Ready to Test Your Knowledge?
### Which of the following is a key principle of cash receipts control?
- [x] Segregation of Duties
- [ ] Centralization of Duties
- [ ] Minimization of Documentation
- [ ] Delayed Reconciliation
> **Explanation:** Segregation of duties is essential to minimize the risk of errors and fraud by ensuring that different individuals handle different aspects of cash receipts.
### What is the primary purpose of issuing pre-numbered receipts?
- [x] Preventing Fraud
- [ ] Reducing Paperwork
- [ ] Increasing Sales
- [ ] Enhancing Customer Satisfaction
> **Explanation:** Pre-numbered receipts help track transactions and prevent fraud by identifying missing or duplicate receipt numbers.
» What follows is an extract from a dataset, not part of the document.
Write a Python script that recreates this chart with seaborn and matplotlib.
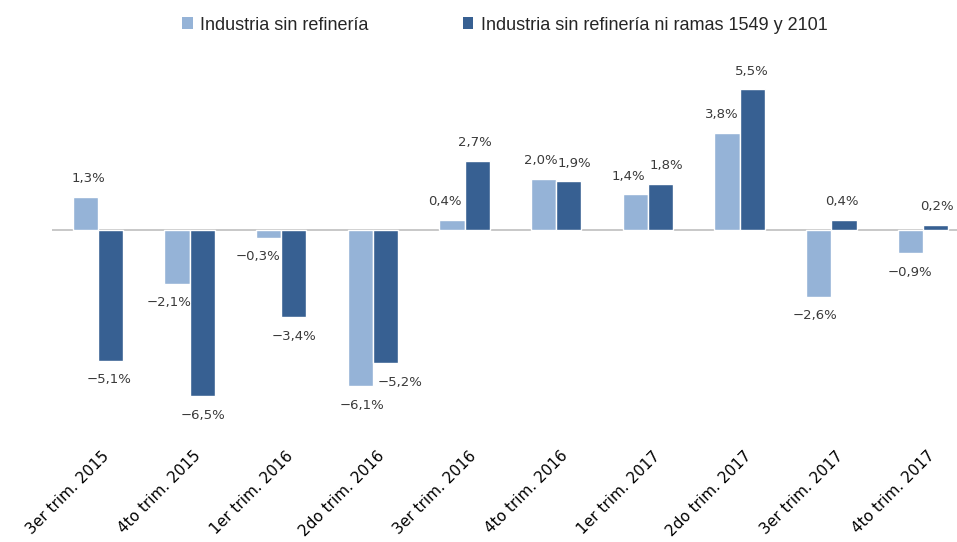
import matplotlib
matplotlib.use("Agg")
import matplotlib.pyplot as plt
import matplotlib.transforms as mtransforms
from matplotlib.patches import Patch
import seaborn as sns
import pandas as pd

categories = ["3er trim. 2015", "4to trim. 2015", "1er trim. 2016", "2do trim. 2016",
              "3er trim. 2016", "4to trim. 2016", "1er trim. 2017", "2do trim. 2017",
              "3er trim. 2017", "4to trim. 2017"]
series_names = ["Industria sin refinería", "Industria sin refinería ni ramas 1549 y 2101"]
serie_a = [1.3, -2.1, -0.3, -6.1, 0.4, 2.0, 1.4, 3.8, -2.6, -0.9]
serie_b = [-5.1, -6.5, -3.4, -5.2, 2.7, 1.9, 1.8, 5.5, 0.4, 0.2]

# small horizontal nudges of the value labels (pixels), as in the reference
label_dx_a = [3, -8, -11, 2, -7, -3, -7, -5, -4, 0]
label_dx_b = [-1, 1, 0, 15, -2, 5, 6, 0, -2, 1]

colors = ["#95B3D7", "#376092"]

df = pd.DataFrame({
    "cat": categories * 2,
    "serie": [series_names[0]] * len(categories) + [series_names[1]] * len(categories),
    "val": serie_a + serie_b,
})

sns.set_theme(style="white")
plt.rcParams["font.family"] = ["DejaVu Sans"]

fig = plt.figure(figsize=(9.57, 5.42), dpi=100)
W, H = 957, 542
ax = fig.add_axes([52 / W, (H - 440) / H, (957 - 52) / W, (440 - 60) / H])

sns.barplot(data=df, x="cat", y="val", hue="serie", hue_order=series_names,
            order=categories, palette=colors, width=0.55, edgecolor="white",
            linewidth=1, ax=ax, legend=False, saturation=1)

ax.set_xlim(-0.5, (957 - 98) / 91.67)
ax.set_ylim(-8.2, 6.64)
ax.axhline(0, color="#BFBFBF", lw=1.2, zorder=0.5)
for s in ax.spines.values():
    s.set_visible(False)
ax.set_yticks([])
ax.set_xlabel("")
ax.set_ylabel("")
ax.tick_params(axis="x", length=0, pad=6)
ax.set_xticks(range(len(categories)))
ax.set_xticklabels(categories, rotation=45, ha="right", rotation_mode="anchor",
                   fontsize=11, color="#000000")
off = mtransforms.ScaledTranslation(4 / 100, 0, fig.dpi_scale_trans)
for lbl in ax.get_xticklabels():
    lbl.set_transform(lbl.get_transform() + off)

# value labels
for cont, vals, dxs in zip(ax.containers, [serie_a, serie_b], [label_dx_a, label_dx_b]):
    for bar, v, dx in zip(cont, vals, dxs):
        xc = bar.get_x() + bar.get_width() / 2
        dy = 18 if v >= 0 else -19
        ax.annotate(f"{v:.1f}%".replace(".", ",").replace("-", "\u2212"),
                    xy=(xc, v), xytext=(dx, dy), textcoords="offset pixels",
                    ha="center", va="center", fontsize=9.5, color="#3A3A3A")

handles = [Patch(facecolor=c, edgecolor="none") for c in colors]
fig.legend(handles, series_names, loc="center left", bbox_to_anchor=(166 / W, 1 - 25 / H),
           ncol=2, frameon=False, handlelength=0.6, handleheight=0.6, handletextpad=0.4,
           columnspacing=5.2, prop={"family": ["Liberation Sans", "DejaVu Sans"], "size": 13})

fig.savefig("out.png", dpi=100)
### Why is daily cash reconciliation important?
- [x] To identify discrepancies and errors promptly
- [ ] To reduce the workload of employees
- [ ] To increase cash flow
- [ ] To enhance customer experience
> **Explanation:** Daily cash reconciliation helps identify discrepancies and errors promptly, ensuring accurate financial records.
### Which of the following methods reduces the handling of physical cash and checks?
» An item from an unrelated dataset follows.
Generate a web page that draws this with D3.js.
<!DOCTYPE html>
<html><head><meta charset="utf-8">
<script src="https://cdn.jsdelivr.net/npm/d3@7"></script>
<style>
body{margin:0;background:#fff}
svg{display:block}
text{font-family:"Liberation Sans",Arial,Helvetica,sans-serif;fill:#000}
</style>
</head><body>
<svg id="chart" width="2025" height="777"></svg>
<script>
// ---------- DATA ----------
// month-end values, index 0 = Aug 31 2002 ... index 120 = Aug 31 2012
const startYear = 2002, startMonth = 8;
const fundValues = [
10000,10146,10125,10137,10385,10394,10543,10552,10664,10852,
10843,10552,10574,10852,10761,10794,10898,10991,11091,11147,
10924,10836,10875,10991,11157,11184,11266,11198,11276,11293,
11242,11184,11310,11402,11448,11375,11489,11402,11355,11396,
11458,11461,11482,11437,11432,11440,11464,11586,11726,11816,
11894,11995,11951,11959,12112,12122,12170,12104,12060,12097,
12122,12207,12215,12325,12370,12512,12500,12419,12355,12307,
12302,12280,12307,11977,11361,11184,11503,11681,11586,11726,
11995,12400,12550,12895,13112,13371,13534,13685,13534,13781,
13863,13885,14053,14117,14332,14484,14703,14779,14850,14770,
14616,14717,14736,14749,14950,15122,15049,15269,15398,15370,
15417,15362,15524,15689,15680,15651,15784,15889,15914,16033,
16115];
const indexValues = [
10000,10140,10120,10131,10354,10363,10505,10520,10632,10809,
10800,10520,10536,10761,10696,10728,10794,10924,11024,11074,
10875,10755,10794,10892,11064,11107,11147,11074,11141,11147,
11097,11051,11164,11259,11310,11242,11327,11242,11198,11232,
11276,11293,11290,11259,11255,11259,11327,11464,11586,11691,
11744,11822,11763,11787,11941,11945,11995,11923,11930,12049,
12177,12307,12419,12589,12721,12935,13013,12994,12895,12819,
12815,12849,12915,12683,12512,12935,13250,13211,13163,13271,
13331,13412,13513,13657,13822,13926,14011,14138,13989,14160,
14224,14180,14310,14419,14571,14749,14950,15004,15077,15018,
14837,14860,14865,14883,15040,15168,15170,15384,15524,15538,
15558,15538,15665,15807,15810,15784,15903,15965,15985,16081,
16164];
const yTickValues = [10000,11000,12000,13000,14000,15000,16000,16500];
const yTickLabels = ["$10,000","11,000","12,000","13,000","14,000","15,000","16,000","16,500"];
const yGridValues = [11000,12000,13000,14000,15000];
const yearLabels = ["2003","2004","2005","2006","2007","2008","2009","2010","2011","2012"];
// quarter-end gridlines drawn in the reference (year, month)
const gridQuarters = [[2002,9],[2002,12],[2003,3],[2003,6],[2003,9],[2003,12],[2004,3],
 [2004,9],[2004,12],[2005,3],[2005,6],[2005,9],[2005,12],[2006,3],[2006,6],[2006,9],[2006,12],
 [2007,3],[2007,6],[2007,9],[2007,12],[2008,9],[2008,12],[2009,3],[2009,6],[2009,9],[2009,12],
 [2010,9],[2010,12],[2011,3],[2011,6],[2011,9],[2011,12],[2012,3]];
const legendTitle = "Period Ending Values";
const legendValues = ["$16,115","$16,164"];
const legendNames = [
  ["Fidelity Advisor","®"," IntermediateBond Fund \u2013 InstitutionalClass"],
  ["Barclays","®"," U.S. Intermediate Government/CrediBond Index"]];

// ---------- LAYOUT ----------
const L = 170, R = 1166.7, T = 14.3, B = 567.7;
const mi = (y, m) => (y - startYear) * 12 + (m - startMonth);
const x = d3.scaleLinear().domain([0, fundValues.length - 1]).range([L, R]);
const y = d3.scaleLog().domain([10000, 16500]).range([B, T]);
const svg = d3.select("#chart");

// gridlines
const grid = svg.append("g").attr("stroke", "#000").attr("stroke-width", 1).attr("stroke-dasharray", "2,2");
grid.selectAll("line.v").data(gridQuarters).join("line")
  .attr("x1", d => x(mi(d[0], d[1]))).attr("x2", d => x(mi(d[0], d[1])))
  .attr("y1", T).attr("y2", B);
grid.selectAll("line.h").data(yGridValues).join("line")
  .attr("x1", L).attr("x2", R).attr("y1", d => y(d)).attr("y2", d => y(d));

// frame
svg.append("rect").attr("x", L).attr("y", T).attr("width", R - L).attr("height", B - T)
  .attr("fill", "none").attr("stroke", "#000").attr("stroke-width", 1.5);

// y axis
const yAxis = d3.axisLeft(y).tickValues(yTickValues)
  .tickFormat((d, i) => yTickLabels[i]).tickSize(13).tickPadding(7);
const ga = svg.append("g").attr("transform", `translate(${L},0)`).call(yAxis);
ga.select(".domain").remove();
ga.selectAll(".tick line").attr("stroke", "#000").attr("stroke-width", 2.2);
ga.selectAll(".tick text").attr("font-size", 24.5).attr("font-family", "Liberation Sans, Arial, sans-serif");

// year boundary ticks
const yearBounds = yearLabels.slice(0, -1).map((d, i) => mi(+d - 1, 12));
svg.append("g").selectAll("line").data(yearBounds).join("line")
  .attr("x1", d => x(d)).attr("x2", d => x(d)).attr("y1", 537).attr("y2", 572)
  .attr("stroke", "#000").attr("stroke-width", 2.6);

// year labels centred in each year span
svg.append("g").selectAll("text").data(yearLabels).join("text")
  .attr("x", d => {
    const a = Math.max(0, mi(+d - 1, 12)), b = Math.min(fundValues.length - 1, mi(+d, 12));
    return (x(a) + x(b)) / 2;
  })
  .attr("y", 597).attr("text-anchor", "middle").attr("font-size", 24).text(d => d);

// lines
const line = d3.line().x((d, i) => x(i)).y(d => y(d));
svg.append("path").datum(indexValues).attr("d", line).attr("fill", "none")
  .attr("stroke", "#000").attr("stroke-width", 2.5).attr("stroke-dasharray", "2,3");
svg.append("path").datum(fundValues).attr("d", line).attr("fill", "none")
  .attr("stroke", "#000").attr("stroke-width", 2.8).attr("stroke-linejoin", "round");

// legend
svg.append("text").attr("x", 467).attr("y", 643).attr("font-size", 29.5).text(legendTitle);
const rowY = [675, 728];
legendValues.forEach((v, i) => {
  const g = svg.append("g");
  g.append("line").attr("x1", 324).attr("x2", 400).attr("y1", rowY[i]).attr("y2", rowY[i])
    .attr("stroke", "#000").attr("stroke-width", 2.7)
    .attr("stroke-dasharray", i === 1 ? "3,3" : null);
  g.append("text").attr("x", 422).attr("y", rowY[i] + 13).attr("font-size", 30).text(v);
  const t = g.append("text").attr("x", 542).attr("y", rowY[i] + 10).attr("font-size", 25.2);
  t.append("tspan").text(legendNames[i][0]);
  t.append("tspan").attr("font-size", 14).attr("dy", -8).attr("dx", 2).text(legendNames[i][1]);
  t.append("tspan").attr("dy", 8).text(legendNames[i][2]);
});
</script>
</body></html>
- [x] Electronic Funds Transfer (EFT)
- [ ] Manual Cash Handling
- [ ] Cash Registers
- [ ] Pre-numbered Receipts
> **Explanation:** EFT reduces the handling of physical cash and checks by allowing direct deposits into the company's bank account.
### What is a common pitfall in managing cash receipts?
- [x] Lack of Segregation of Duties
- [ ] Excessive Documentation
- [ ] Overuse of Technology
- [ ] Frequent Reconciliation
> **Explanation:** A lack of segregation of duties increases the risk of fraud by allowing a single individual to handle multiple cash handling tasks.
### What is the role of CPA Canada in cash receipts control?
- [x] Providing guidance on implementing effective internal controls
- [ ] Issuing cash receipts
- [ ] Conducting daily cash reconciliations
- [ ] Approving bank deposits
> **Explanation:** CPA Canada provides resources and guidance on implementing effective internal controls for cash receipts.
### How can businesses overcome challenges in controlling cash receipts?
- [x] Enhance Segregation of Duties
- [ ] Reduce Documentation Practices
- [ ] Delay Reconciliation
- [ ] Centralize Cash Handling
> **Explanation:** Enhancing segregation of duties helps ensure proper roles and responsibilities, reducing the risk of fraud.
### What is a benefit of using POS systems for cash receipts?
- [x] Automated recording of sales transactions
- [ ] Manual entry of sales data
- [ ] Increased physical cash handling
- [ ] Delayed transaction processing
> **Explanation:** POS systems automate the recording of sales transactions, ensuring accurate and up-to-date records.
### Which accounting standard provides guidelines for recognizing cash receipts in Canada?
- [x] International Financial Reporting Standards (IFRS)
- [ ] Generally Accepted Accounting Principles (GAAP)
- [ ] Sarbanes-Oxley Act (SOX)
- [ ] Internal Revenue Code (IRC)
> **Explanation:** IFRS provides guidelines for recognizing and measuring cash receipts in financial statements in Canada.
### True or False: Daily bank deposits are not necessary for effective cash receipts control.
- [ ] True
- [x] False
> **Explanation:** Daily bank deposits are necessary to minimize the risk of loss or theft and ensure timely recording of cash receipts.